Originally Posted by
swk
Nope, gotta correct that. We hear and read a lot of stuff about the middle east which colors our impressions, often as part of the justification to allow us to avoid thinking too much about what our actual business is there. (You know, they've always been fighting like this, so us being there isn't really causing any problems, cos they are just like that).
Anyway, neither Iran or Iraq are countries created recently or by the west...
Persia has a history that goes back 2000+ years, much like Greece has had.

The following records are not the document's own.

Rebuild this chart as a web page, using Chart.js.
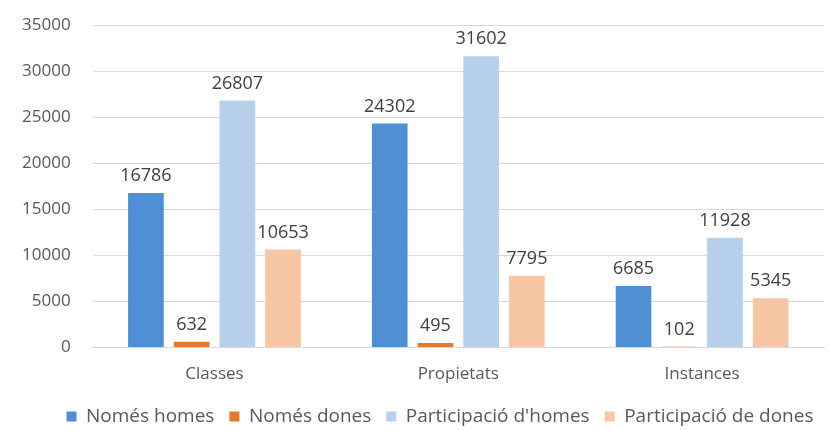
<!DOCTYPE html>
<html>
<head>
<meta charset="utf-8">
<script src="https://cdn.jsdelivr.net/npm/chart.js@4"></script>
<style>
  html, body { margin: 0; padding: 0; background: #fff; }
  #wrap { width: 830px; height: 431px; }
</style>
</head>
<body>
<div id="wrap"><canvas id="chart"></canvas></div>
<script>
// data
var categories = ["Classes", "Propietats", "Instances"];
var nomesHomes = [16786, 24302, 6685];
var nomesDones = [632, 495, 102];
var partHomes = [26807, 31602, 11928];
var partDones = [10653, 7795, 5345];
var yTicks = [0, 5000, 10000, 15000, 20000, 25000, 30000, 35000];

//value labels over the bars
var barLabels = {
  id: 'barLabels',
  afterLayout: function(chart){
    //legend sits a bit right of the canvas centre in the original
    if (chart.legend) { chart.legend.left += 28; chart.legend.right += 28; }
  },
  afterDatasetsDraw: function(chart){
    var ctx = chart.ctx;
    ctx.save();
    ctx.font = '18px "Open Sans"';
    ctx.fillStyle = '#404040';
    ctx.textAlign = 'center';
    ctx.textBaseline = 'bottom';
    chart.data.datasets.forEach(function(ds, i){
      chart.getDatasetMeta(i).data.forEach(function(bar, j){
        ctx.fillText(ds.data[j], bar.x, bar.y - 8);
      });
    });
    ctx.restore();
  }
};

new Chart(document.getElementById("chart"), {
  type: 'bar',
  data: {
    labels: categories,
    datasets: [
      { label: "Només homes", data: nomesHomes, backgroundColor: "#4f8fd3" },
      { label: "Només dones", data: nomesDones, backgroundColor: "#e8782f" },
      { label: "Participació d'homes", data: partHomes, backgroundColor: "#b7d1ed" },
      { label: "Participació de dones", data: partDones, backgroundColor: "#f7c6a4" }
    ]
  },
  options: {
    responsive: true,
    maintainAspectRatio: false,
    animation: false,
    layout: { padding: { left: 0, right: 6, top: 25, bottom: -5 } },
    datasets: { bar: { categoryPercentage: 0.75, barPercentage: 0.78 } },
    plugins: {
      legend: {
        position: 'bottom',
        labels: {
          boxWidth: 10, boxHeight: 10, padding: 15,
          color: '#595959',
          font: { family: '"Open Sans"', size: 19 }
        }
      },
      tooltip: { enabled: false }
    },
    scales: {
      x: {
        grid: { display: false },
        border: { color: '#d9d9d9' },
        ticks: { color: '#595959', padding: 8, font: { family: '"Open Sans"', size: 17 } }
      },
      y: {
        min: 0, max: 35000,
        afterBuildTicks: function(axis){ axis.ticks = yTicks.map(function(v){ return { value: v }; }); },
        afterFit: function(axis){ axis.paddingTop = 0; },
        grid: { color: '#d9d9d9', drawTicks: false },
        border: { display: false },
        ticks: { color: '#595959', padding: 22, font: { family: '"Open Sans"', size: 17 },
                 callback: function(v){ return String(v); } }
      }
    }
  },
  plugins: [barLabels]
});
</script>
</body>
</html>
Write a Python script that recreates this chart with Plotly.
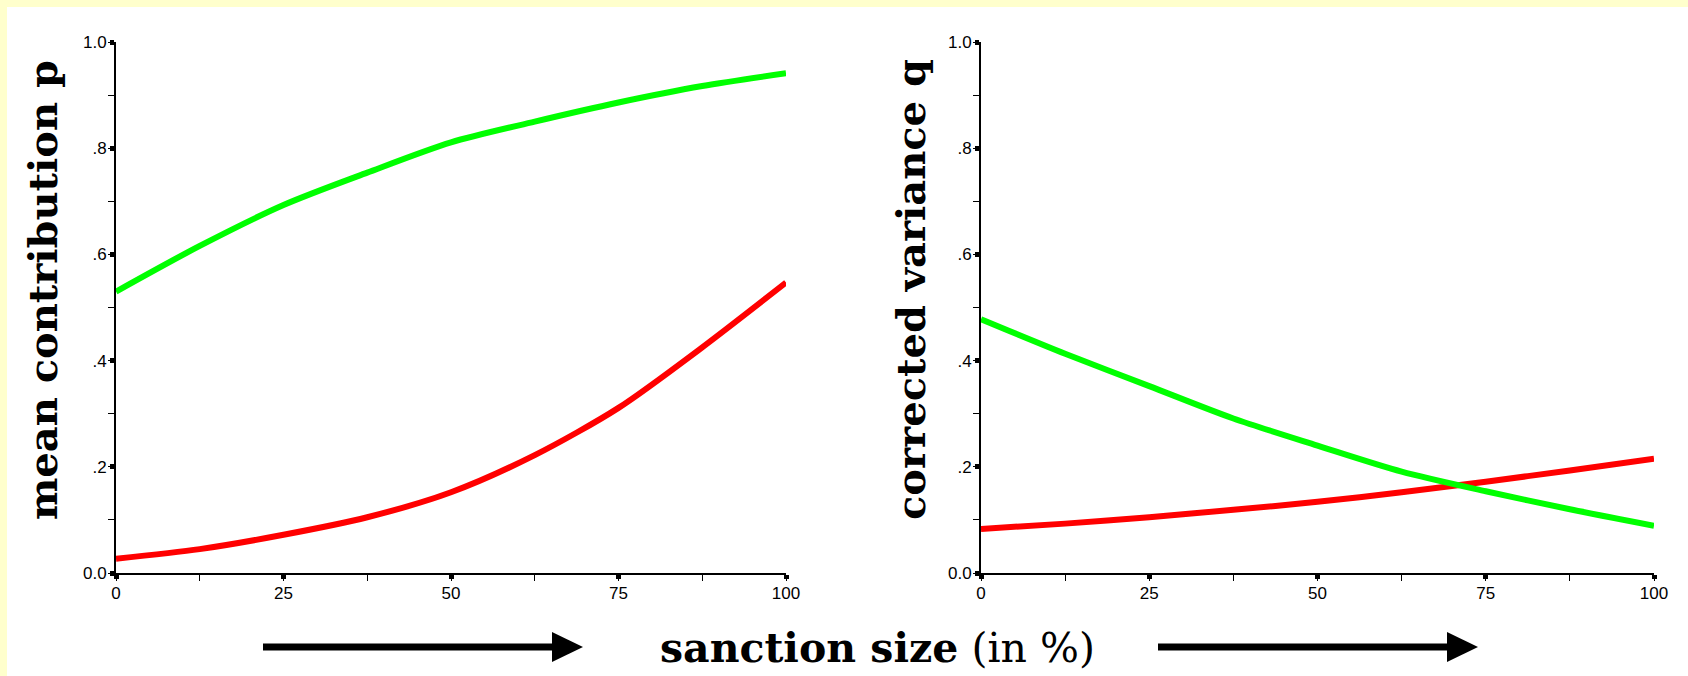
import plotly.graph_objects as go

# ---- data ----
sanction = [0, 12.5, 25, 37.5, 50, 62.5, 75, 87.5, 100]
p_green = [0.530, 0.616, 0.693, 0.754, 0.811, 0.850, 0.886, 0.917, 0.941]
p_red = [0.027, 0.045, 0.072, 0.105, 0.152, 0.222, 0.311, 0.425, 0.547]
q_green = [0.478, 0.413, 0.352, 0.291, 0.240, 0.191, 0.154, 0.120, 0.089]
q_red = [0.083, 0.093, 0.105, 0.119, 0.134, 0.152, 0.172, 0.193, 0.215]

x_ticks = [0, 25, 50, 75, 100]
x_ticklabels = ["0", "25", "50", "75", "100"]
y_ticks = [0.0, 0.2, 0.4, 0.6, 0.8, 1.0]
y_ticklabels = ["0.0", ".2", ".4", ".6", ".8", "1.0"]

left_title = "mean contribution p"
right_title = "corrected variance q"
bottom_title = "<b>sanction size</b> (in %)"

W, H = 1688, 676
GREEN = "#00FF00"
RED = "#FF0000"
YELLOW = "#FFFFCC"


def px(x):
    return x / W


def py(y):
    return (H - y) / H


fig = go.Figure()
line_kw = dict(width=6, shape="spline", smoothing=0.8)
fig.add_trace(go.Scatter(x=sanction, y=p_green, mode="lines", line=dict(color=GREEN, **line_kw),
                         xaxis="x", yaxis="y", showlegend=False, hoverinfo="skip"))
fig.add_trace(go.Scatter(x=sanction, y=p_red, mode="lines", line=dict(color=RED, **line_kw),
                         xaxis="x", yaxis="y", showlegend=False, hoverinfo="skip"))
fig.add_trace(go.Scatter(x=sanction, y=q_red, mode="lines", line=dict(color=RED, **line_kw),
                         xaxis="x2", yaxis="y2", showlegend=False, hoverinfo="skip"))
fig.add_trace(go.Scatter(x=sanction, y=q_green, mode="lines", line=dict(color=GREEN, **line_kw),
                         xaxis="x2", yaxis="y2", showlegend=False, hoverinfo="skip"))

tickfont = dict(family="Liberation Sans, Arial, sans-serif", size=17, color="#000")

xcommon = dict(range=[0, 100], tickvals=x_ticks, ticktext=x_ticklabels, ticks="outside",
               ticklen=4, tickwidth=5, tickcolor="#000", showline=True, linecolor="#000",
               linewidth=2, showgrid=False, zeroline=False, tickfont=tickfont, automargin=False,
               minor=dict(ticks="outside", ticklen=6, tickwidth=1, tickcolor="#000", dtick=12.5,
                          tick0=0, showgrid=False))
ycommon = dict(range=[0, 1], tickvals=y_ticks, ticktext=y_ticklabels, ticks="outside",
               ticklen=4, tickwidth=5, tickcolor="#000", showline=True, linecolor="#000",
               linewidth=2, showgrid=False, zeroline=False, tickfont=tickfont, automargin=False,
               minor=dict(ticks="outside", ticklen=6, tickwidth=1, tickcolor="#000", dtick=0.1,
                          tick0=0, showgrid=False))

ydom = [py(573), py(42)]
fig.update_layout(
    width=W, height=H,
    margin=dict(l=0, r=0, t=0, b=0, autoexpand=False),
    paper_bgcolor="white",
    plot_bgcolor="rgba(0,0,0,0)",
    xaxis=dict(domain=[px(116), px(786)], anchor="y", **xcommon),
    yaxis=dict(domain=ydom, anchor="x", **ycommon),
    xaxis2=dict(domain=[px(981), px(1654)], anchor="y2", **xcommon),
    yaxis2=dict(domain=ydom, anchor="x2", **ycommon),
)

# yellow frame strips (left and top)
fig.add_shape(type="rect", xref="paper", yref="paper", x0=0, x1=px(7), y0=0, y1=1,
              fillcolor=YELLOW, line=dict(width=0), layer="below")
fig.add_shape(type="rect", xref="paper", yref="paper", x0=0, x1=1, y0=py(7), y1=1,
              fillcolor=YELLOW, line=dict(width=0), layer="below")

# arrows
for x0, x1 in [(263, 583), (1158, 1478)]:
    head = 31
    fig.add_shape(type="line", xref="paper", yref="paper", x0=px(x0), x1=px(x1 - head + 2),
                  y0=py(647), y1=py(647), line=dict(color="black", width=7))
    path = "M {a},{b} L {c},{d} L {a},{e} Z".format(a=px(x1 - head), b=py(632), c=px(x1), d=py(647), e=py(662))
    fig.add_shape(type="path", xref="paper", yref="paper", path=path, fillcolor="black",
                  line=dict(color="black", width=0))

serif = "DejaVu Serif, serif"
fig.add_annotation(text="<b>" + left_title + "</b>", xref="paper", yref="paper", x=px(42), y=py(290),
                   textangle=-90, showarrow=False, font=dict(family=serif, size=40, color="#000"),
                   xanchor="center", yanchor="middle")
fig.add_annotation(text="<b>" + right_title + "</b>", xref="paper", yref="paper", x=px(910), y=py(290),
                   textangle=-90, showarrow=False, font=dict(family=serif, size=40, color="#000"),
                   xanchor="center", yanchor="middle")
fig.add_annotation(text=bottom_title, xref="paper", yref="paper", x=px(877), y=py(648),
                   showarrow=False, font=dict(family=serif, size=41, color="#000"),
                   xanchor="center", yanchor="middle")

fig.write_html(
    "out.html",
    config={"displayModeBar": False, "staticPlot": True},
    post_script="document.body.style.margin='0';document.body.style.background='#FFFFFF';",
)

The name Iran has been used interchangeably with Persia for about 1800 years. Iran was never part of the Ottoman empire. Iran had a number of clear dynasties (much like most of the long lived European countries).
Iraq has a much longer history, being originally Uruk in Sumer 6ish thousand years ago, and has been called Iraq by the Arabs for around 1500 years. Iraq _was_ subsumed into the Ottoman (Turkish) empire for about 400* years, but to assume it didnt exist as a country/place is the same as saying Britain didnt exist because the French (! in 1066) had control of it for a while.
*In fact Iran and the Ottomans used to fight over who controlled Iraq from about 1500 to 1650 CE and the Iraqis had their own rulers, the Mamlukes, for a while too.
The Sykes Picot (Hope I spelled that right) agreement to which you referred was a masterstroke of European stuff upedness. But they meant it to be that way. By setting up multiple kingdoms and protectorates (Syria, Jordan, Palestine, etc) the Europeans were stifling an emerging Pan-Arabic state**. This is colonial control lesson 101.
** which the Poms had promised to the Saudis for helping them defeat the Turks and then they reneged. See Lawrence of Arabia (Seven Pillars of Wisdom, TE Lawrence)
While we are talking about books, I highly recommend:
"The Road to Oxiana" by Robert Byron (who was most likely also spying for the Brits when he was travelling) and the travel books of Freya Stark, notably "Baghdad Sketches".